In August, Scott Nicol, an environmental activist with the Sierra Club, took pictures that he says are evidence of new border walls going up in Hidalgo County, Texas. On the Rio Grande, he says that “levee-border walls” are being built in at least four places where work on the Trump wall never began and the original levees did not need repair.

This work has affected a wildlife refuge in the area, according to his report. Mr Serraglio calls it “ridiculous” to pitch this work as a safety issue.

“Filling in an open trench is a safety issue,” he says. “Completing the wall is not a safety issue. In fact that makes people and wildlife less safe.”

Mr Watman also shared pictures with The Independent from the Otay Mountain area in California, which showed construction crews with cement mixers, diggers, and what appeared to be a staging area of hundreds of steel bollards.
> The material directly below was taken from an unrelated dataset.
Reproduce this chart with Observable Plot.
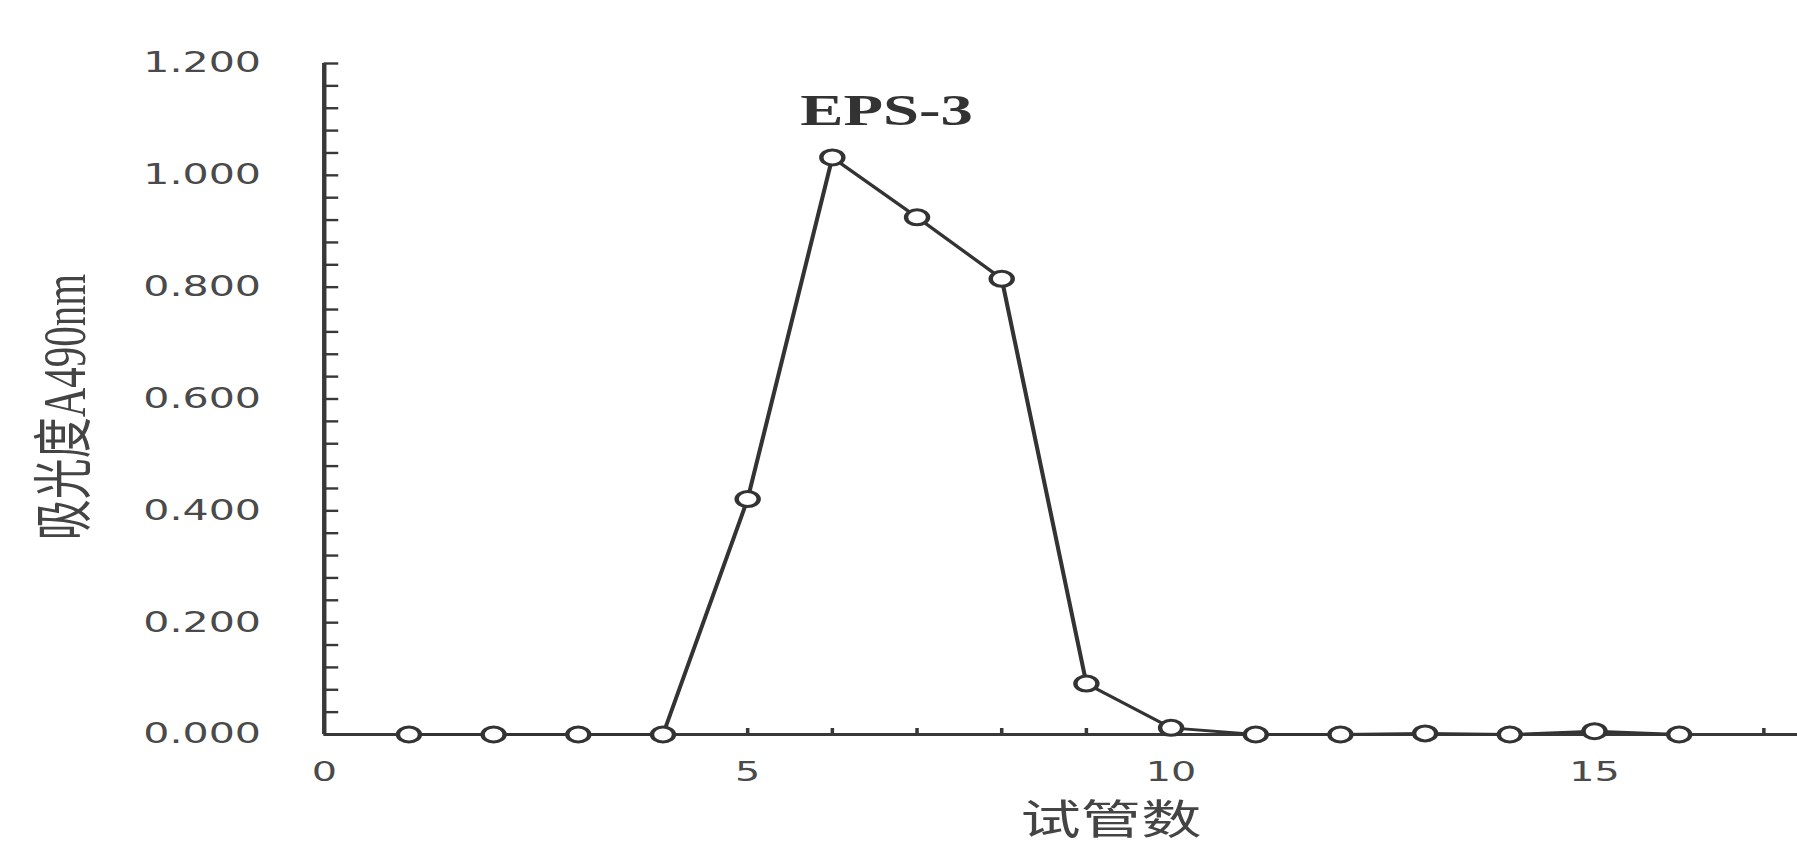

He says that during an attempt to visit an area further east where there had been reports of continued wall construction, he was blocked by Mexican border officials, who told him that he was on private property. Mr Watman says that he had sought permission from the landowner as he had done on previous visits, which took place without incident.

The officers also ordered him to delete photographs he had taken on his camera. They were not interested in images he had taken of plants, he says, but of the wall.

He says the Mexican officials appeared afraid.

“I came away with the idea that they were being pressured by Border Patrol to keep people out. But they don’t say that. I think they were just a little worried about how it was going to look if it came out in social media. [The officer] even implied at one point that he was worried that they were going to get accused of helping people across.”

US Customs and Border Protection did not respond to an email from The Independent seeking comment on these reports. The White House, also, did not respond to an email seeking comment on the apparent wall construction.

In Arizona, Dr Burns says, while activists remain vigilant to further wall construction, accountability in remote areas is often difficult.

“They said that they would continue projects related to human safety,” she says. “There’s a lot of things that could go under that and none of this is very well-defined at the moment. No one’s breathing easy that it’s over.”

Of greatest concern is that there is more to come.

“Thousands of bollards, equipment, and supplies are lying in massive stacks all along the border waiting to be erected,” Mr Serraglio says. “We know that at any time these companies would love to just crank this back up and start making billions of dollars again.”